JOB: Please print exactly the lines below, from the start of the material up to and including the line with "XAxis, YAxis, CartesianGrid", but none of the pictures.

━━━ STORED DATA

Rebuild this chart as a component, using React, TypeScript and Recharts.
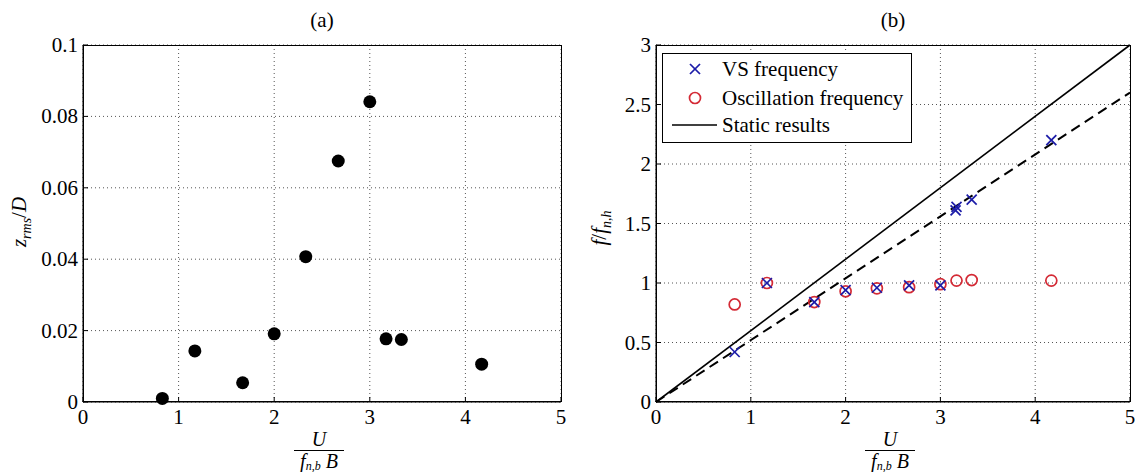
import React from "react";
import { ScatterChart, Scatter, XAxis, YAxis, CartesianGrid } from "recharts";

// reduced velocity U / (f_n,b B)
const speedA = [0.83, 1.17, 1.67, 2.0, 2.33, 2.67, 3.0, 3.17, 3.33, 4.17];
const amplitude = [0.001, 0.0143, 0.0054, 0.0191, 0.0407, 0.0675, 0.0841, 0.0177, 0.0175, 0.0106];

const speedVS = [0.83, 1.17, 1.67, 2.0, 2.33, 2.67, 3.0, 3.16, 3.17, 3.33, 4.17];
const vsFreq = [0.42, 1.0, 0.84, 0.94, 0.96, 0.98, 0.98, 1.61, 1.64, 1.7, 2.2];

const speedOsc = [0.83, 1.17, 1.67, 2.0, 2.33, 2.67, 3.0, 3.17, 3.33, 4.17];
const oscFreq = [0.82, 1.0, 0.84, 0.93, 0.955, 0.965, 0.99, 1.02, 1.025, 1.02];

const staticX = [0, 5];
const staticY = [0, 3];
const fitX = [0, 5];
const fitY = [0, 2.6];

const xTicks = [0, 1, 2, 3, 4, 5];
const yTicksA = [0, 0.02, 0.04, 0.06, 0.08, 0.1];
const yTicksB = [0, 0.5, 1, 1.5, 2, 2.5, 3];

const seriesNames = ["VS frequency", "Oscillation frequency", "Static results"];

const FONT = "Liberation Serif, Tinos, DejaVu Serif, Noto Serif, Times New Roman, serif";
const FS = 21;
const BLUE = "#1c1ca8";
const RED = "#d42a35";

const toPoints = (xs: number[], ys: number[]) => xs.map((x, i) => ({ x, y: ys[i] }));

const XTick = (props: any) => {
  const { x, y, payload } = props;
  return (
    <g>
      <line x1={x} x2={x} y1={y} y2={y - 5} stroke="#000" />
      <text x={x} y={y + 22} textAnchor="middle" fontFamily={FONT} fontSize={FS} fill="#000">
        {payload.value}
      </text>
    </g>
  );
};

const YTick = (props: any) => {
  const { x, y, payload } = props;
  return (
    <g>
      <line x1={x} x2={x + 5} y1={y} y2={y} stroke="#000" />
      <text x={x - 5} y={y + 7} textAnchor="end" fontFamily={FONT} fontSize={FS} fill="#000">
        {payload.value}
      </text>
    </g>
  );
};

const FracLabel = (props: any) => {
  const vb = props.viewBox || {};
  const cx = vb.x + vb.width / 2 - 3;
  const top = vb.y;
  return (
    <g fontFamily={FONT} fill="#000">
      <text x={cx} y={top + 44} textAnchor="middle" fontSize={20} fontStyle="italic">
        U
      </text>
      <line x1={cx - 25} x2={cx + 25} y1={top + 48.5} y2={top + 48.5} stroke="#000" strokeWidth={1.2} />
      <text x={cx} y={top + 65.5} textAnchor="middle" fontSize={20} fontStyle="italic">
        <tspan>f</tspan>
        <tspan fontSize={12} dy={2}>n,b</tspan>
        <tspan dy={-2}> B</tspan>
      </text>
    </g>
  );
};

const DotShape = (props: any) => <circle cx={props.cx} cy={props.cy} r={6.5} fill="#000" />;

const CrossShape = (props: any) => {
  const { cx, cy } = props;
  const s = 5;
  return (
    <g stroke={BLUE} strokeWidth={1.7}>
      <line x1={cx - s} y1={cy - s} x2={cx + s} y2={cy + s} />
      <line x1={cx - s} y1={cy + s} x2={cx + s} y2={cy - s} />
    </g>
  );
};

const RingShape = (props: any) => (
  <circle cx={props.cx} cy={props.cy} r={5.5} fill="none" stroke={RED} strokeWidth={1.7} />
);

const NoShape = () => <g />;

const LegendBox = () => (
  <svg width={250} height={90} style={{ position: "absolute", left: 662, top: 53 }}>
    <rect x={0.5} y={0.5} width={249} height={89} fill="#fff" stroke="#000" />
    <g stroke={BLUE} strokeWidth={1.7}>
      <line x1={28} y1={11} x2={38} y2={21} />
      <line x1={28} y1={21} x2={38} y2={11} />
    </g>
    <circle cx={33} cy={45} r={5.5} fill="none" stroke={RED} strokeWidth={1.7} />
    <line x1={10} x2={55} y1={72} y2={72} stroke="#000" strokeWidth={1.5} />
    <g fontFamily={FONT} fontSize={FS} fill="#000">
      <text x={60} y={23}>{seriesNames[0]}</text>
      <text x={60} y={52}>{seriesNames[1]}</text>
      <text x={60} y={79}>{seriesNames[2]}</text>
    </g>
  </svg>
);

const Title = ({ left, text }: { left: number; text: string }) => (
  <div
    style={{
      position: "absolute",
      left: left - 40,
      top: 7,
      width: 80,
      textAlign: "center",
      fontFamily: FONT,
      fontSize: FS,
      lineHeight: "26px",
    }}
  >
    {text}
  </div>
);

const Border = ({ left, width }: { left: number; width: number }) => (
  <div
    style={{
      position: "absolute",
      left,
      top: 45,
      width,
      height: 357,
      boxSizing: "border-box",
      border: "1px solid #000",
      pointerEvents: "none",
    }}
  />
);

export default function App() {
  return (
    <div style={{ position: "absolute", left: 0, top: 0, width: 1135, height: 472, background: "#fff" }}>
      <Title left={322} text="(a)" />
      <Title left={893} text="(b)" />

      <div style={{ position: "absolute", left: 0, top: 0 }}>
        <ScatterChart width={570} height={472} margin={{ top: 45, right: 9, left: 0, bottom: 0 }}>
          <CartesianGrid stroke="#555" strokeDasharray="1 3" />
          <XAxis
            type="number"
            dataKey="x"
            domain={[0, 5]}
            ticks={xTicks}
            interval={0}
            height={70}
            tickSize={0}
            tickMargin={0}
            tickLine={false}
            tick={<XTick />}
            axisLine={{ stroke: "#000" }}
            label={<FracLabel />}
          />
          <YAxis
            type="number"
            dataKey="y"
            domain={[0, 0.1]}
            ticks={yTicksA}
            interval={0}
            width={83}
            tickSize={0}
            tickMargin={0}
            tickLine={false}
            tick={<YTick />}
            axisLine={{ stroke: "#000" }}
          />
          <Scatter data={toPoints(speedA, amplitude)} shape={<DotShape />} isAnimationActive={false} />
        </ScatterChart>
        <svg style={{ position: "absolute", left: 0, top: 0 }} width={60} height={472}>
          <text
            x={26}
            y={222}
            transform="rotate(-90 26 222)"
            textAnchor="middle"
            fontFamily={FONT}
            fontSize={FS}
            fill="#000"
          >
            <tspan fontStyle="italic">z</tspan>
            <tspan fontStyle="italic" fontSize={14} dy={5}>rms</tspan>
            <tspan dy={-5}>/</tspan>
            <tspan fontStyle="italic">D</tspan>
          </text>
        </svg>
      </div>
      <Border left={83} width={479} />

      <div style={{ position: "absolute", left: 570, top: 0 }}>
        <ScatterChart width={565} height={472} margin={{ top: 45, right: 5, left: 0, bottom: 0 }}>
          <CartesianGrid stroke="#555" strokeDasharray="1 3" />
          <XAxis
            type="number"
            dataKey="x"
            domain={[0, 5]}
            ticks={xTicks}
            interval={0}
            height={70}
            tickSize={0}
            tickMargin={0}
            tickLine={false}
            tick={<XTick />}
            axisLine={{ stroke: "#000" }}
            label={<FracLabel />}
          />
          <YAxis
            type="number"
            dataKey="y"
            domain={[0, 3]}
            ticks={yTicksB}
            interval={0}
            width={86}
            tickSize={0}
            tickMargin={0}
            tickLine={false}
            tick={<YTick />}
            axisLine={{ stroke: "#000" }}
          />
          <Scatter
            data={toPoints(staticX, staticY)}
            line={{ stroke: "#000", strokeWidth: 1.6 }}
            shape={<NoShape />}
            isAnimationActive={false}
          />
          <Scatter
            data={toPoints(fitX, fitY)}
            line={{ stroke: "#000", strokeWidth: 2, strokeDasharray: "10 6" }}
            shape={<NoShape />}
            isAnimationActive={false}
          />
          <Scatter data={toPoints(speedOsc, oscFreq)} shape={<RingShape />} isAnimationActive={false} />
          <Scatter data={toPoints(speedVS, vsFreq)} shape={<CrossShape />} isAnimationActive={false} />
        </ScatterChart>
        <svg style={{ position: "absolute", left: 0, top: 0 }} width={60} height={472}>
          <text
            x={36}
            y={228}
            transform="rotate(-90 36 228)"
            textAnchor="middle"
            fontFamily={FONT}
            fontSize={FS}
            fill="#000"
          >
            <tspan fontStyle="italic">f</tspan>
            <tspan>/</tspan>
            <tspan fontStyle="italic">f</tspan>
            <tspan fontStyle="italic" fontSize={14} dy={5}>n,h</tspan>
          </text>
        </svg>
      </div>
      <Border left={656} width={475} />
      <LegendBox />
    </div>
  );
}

━━━━━━

SOLUTION TO THIS TASK:
Rebuild this chart as a component, using React, TypeScript and Recharts.
import React from "react";
import { ScatterChart, Scatter, XAxis, YAxis, CartesianGrid } from "recharts";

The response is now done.